Submitted to: Journal of Food Protection
Publication Type: Peer Reviewed Journal
Publication Acceptance Date: 1/18/2018
Publication Date: 6/1/2018
Citation: Gast, R.K., Guard, J.Y., Guraya, R., Locatelli, A. 2018. Multiplication in egg yolk and survival in egg albumen of genetically and phenotypically characterized Salmonella Enteritidis strains. Journal of Food Protection. 81:876-880.

Interpretive Summary: Refrigerating eggs promptly after they are laid is an important practice for reducing the risk of transmitting Salmonella Enteritidis infection to consumers of contaminated eggs. Refrigeration helps prevent small bacterial numbers from multiplying to more dangerous levels, especially when contaminants are present inside nutrient-rich egg yolks. This study compared the abilities of ten Salmonella Enteritidis strains to grow rapidly in egg yolk and to survive for several days in egg albumen during storage at 25 C. Each of these strains had been previously characterized for several significant genetic and cellular characteristics. After inoculation of egg yolks with very small numbers of cells of each strain, Salmonella Enteritidis multiplication reached mean levels that were more than 10 million times greater by 24 h of incubation. Alternatively, after inoculation of egg albumen samples with much larger cell numbers of each strain, Salmonella Enteritidis levels remained nearly constant through 96 h of incubation. Relatively little overall variation between strains was observed in Salmonella concentrations after incubation in either yolk or albumen. However, significant differences that were detected between individual strains suggested that possessing a gene that coded for fimbrial protein structures on the bacterial cell surface may have been useful for growth inside egg yolk, whereas maintaining a gene that coded for antibiotic resistance may have reduced bacterial survival in egg albumen.

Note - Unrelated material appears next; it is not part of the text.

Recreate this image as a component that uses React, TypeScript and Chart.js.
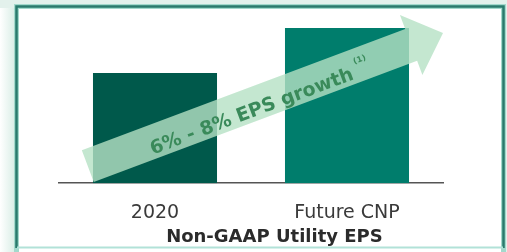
import React, { useEffect, useRef } from "react";
import { Chart, registerables } from "chart.js";

Chart.register(...registerables);

// ---- data ----
const categories = ["2020", "Future CNP"];
const epsValues = [1.1, 1.55];
const barColors = ["#00594b", "#007d6c"];
const chartTitle = "Non-GAAP Utility EPS";
const arrowLabel = "6% - 8% EPS growth";
const arrowNote = "(1)";
const yMax = 1.6;
// arrow runs from (category index, value) to (category index, value)
const arrowFrom = [-0.35, 0.17];
const arrowTo = [1.5, 1.5];

export default function App() {
  const ref = useRef<HTMLCanvasElement>(null);

  useEffect(() => {
    const framePlugin = {
      id: "frame",
      beforeDraw(chart: any) {
        const { ctx, width, height } = chart;
        ctx.save();
        ctx.fillStyle = "#e3f1ec";
        ctx.fillRect(0, 0, width, height);
        const g = ctx.createLinearGradient(0, 0, 16, 0);
        g.addColorStop(0, "#ffffff");
        g.addColorStop(1, "#d6ece4");
        ctx.fillStyle = g;
        ctx.fillRect(0, 8, 16, height - 8);
        ctx.fillStyle = "#ffffff";
        ctx.fillRect(17, 7, width - 21, height - 7);
        // light band on top, left, right
        ctx.strokeStyle = "#a3d9cc";
        ctx.lineWidth = 5;
        ctx.beginPath();
        ctx.moveTo(16.5, height);
        ctx.lineTo(16.5, 6.5);
        ctx.lineTo(width - 3.5, 6.5);
        ctx.lineTo(width - 3.5, height);
        ctx.stroke();
        // dark core lines (top, left, right)
        ctx.strokeStyle = "#2a7a6c";
        ctx.lineWidth = 2.5;
        ctx.beginPath();
        ctx.moveTo(16.5, height - 4);
        ctx.lineTo(16.5, 6.5);
        ctx.lineTo(width - 3.5, 6.5);
        ctx.lineTo(width - 3.5, height - 4);
        ctx.stroke();
        // thin light bottom line
        ctx.strokeStyle = "#b2e2d8";
        ctx.lineWidth = 2;
        ctx.beginPath();
        ctx.moveTo(17, height - 4.5);
        ctx.lineTo(width - 4, height - 4.5);
        ctx.stroke();
        ctx.restore();
      },
    };

    const arrowPlugin = {
      id: "growthArrow",
      afterDatasetsDraw(chart: any) {
        const { ctx } = chart;
        const xs = chart.scales.x;
        const ys = chart.scales.y;
        const x0 = xs.getPixelForValue(arrowFrom[0]);
        const y0 = ys.getPixelForValue(arrowFrom[1]);
        const x1 = xs.getPixelForValue(arrowTo[0]);
        const y1 = ys.getPixelForValue(arrowTo[1]);
        const L = Math.hypot(x1 - x0, y1 - y0);
        const ang = Math.atan2(y1 - y0, x1 - x0);
        const hw = 17;
        const HW = 32;
        const hl = 34;
        const path = () => {
          ctx.beginPath();
          ctx.moveTo(0, -hw);
          ctx.lineTo(L - hl, -hw);
          ctx.lineTo(L - hl, -HW);
          ctx.lineTo(L, 0);
          ctx.lineTo(L - hl, HW);
          ctx.lineTo(L - hl, hw);
          ctx.lineTo(0, hw);
          ctx.closePath();
        };
        ctx.save();
        ctx.translate(x0, y0);
        ctx.rotate(ang);
        // soft shadow round the head only
        ctx.save();
        ctx.beginPath();
        ctx.rect(L - hl - 2, -HW - 20, hl + 30, 2 * HW + 40);
        ctx.clip();
        ctx.shadowColor = "rgba(0,0,0,0.28)";
        ctx.shadowBlur = 7;
        ctx.shadowOffsetX = 2000 * Math.cos(-ang) + 1;
        ctx.shadowOffsetY = 2000 * Math.sin(-ang) + 2;
        ctx.translate(-2000, 0);
        ctx.fillStyle = "#000";
        ctx.beginPath();
        ctx.moveTo(L - hl, -HW);
        ctx.lineTo(L, 0);
        ctx.lineTo(L - hl, HW);
        ctx.closePath();
        ctx.fill();
        ctx.restore();

        path();
        ctx.fillStyle = "rgba(181,225,196,0.8)";
        ctx.fill();

        ctx.fillStyle = "#3a8a5a";
        ctx.font = "bold 19px 'DejaVu Sans'";
        ctx.textAlign = "center";
        ctx.textBaseline = "alphabetic";
        const cx = L * 0.455;
        ctx.fillText(arrowLabel, cx, 12);
        const w = ctx.measureText(arrowLabel).width;
        ctx.font = "bold 8px 'DejaVu Sans'";
        ctx.textAlign = "left";
        ctx.fillText(arrowNote, cx + w / 2 + 5, -2);
        ctx.restore();
      },
    };

    const titlePlugin = {
      id: "bottomTitle",
      afterDraw(chart: any) {
        const { ctx, chartArea } = chart;
        ctx.save();
        ctx.font = "bold 18px 'DejaVu Sans'";
        ctx.fillStyle = "#2b2b2b";
        ctx.textAlign = "center";
        ctx.textBaseline = "middle";
        const x = chartArea.left + (chartArea.right - chartArea.left) * 0.561;
        ctx.fillText(chartTitle, x, chartArea.bottom + 54.5);
        ctx.restore();
      },
    };

    const chart = new Chart(ref.current as HTMLCanvasElement, {
      type: "bar",
      data: {
        labels: categories,
        datasets: [
          {
            data: epsValues,
            backgroundColor: barColors,
            borderWidth: 0,
            barPercentage: 0.646,
            categoryPercentage: 1,
          },
        ],
      },
      options: {
        responsive: false,
        animation: false,
        layout: { padding: { left: 59, right: 64, top: 23, bottom: 10 } },
        plugins: {
          legend: { display: false },
          title: { display: false },
          tooltip: { enabled: false },
        },
        scales: {
          x: {
            grid: { display: false, drawTicks: false, tickLength: 0 },
            border: { display: true, color: "#555555", width: 1.5 },
            ticks: {
              color: "#3a3a3a",
              font: { family: "'DejaVu Sans'", size: 19 },
              padding: 18,
              maxRotation: 0,
              autoSkip: false,
            },
          },
          y: {
            display: false,
            min: 0,
            max: yMax,
          },
        },
      },
      plugins: [framePlugin, arrowPlugin, titlePlugin],
    });
    return () => chart.destroy();
  }, []);

  return (
    <div style={{ position: "fixed", left: 0, top: 0, width: 507, height: 252 }}>
      <canvas ref={ref} width={507} height={252} style={{ display: "block" }} />
    </div>
  );
}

Technical Abstract: Prompt refrigeration of eggs to prevent the multiplication of Salmonella Enteritidis to high levels during storage is an important practice for reducing the risk of egg-transmitted human illness. The efficacy of egg refrigeration for achieving this goal depends on the location of contamination, the ability of contaminant strains to survive or multiply, and the rate at which growth-restricting temperatures are attained. The present study assessed the significance of several characterized genetic and phenotypic properties for the capabilities of ten Salmonella Enteritidis isolates to multiply rapidly in egg yolk and survive for several days in egg albumen during storage at 25 C. The growth of very small numbers of each Salmonella Enteritidis strain (approximately 10e1 CFU/ml) inoculated into egg yolk samples was determined after 6 and 24 h of incubation. The survival of larger numbers of Salmonella Enteritidis (approximately 10e5 CFU/ml) inoculated into albumen samples was determined at 24 h and 96 h of incubation. In yolk, the inoculated Salmonella Enteritidis strains multiplied to mean levels of approximately 10e2.6 CFU/ml after 6 h of incubation and 10e8.3 CFU/ml after 24 h. In albumen, mean levels of approximately 10e4.6 CFU/ml of Salmonella Enteritidis were maintained through 96 h. Relatively little variation between strains was observed, as Salmonella concentrations after incubation in either yolk or albumen were distributed over relatively narrow ranges of values. Significant (P < 0.01) differences observed between individual strains suggested that maintenance of the fimbrial gene sefD may have positive genetic selection value for growth inside egg yolk, whereas the antibiotic resistance gene blaTEM-1 tet(A) appeared to have negative genetic selection value for survival in egg albumen.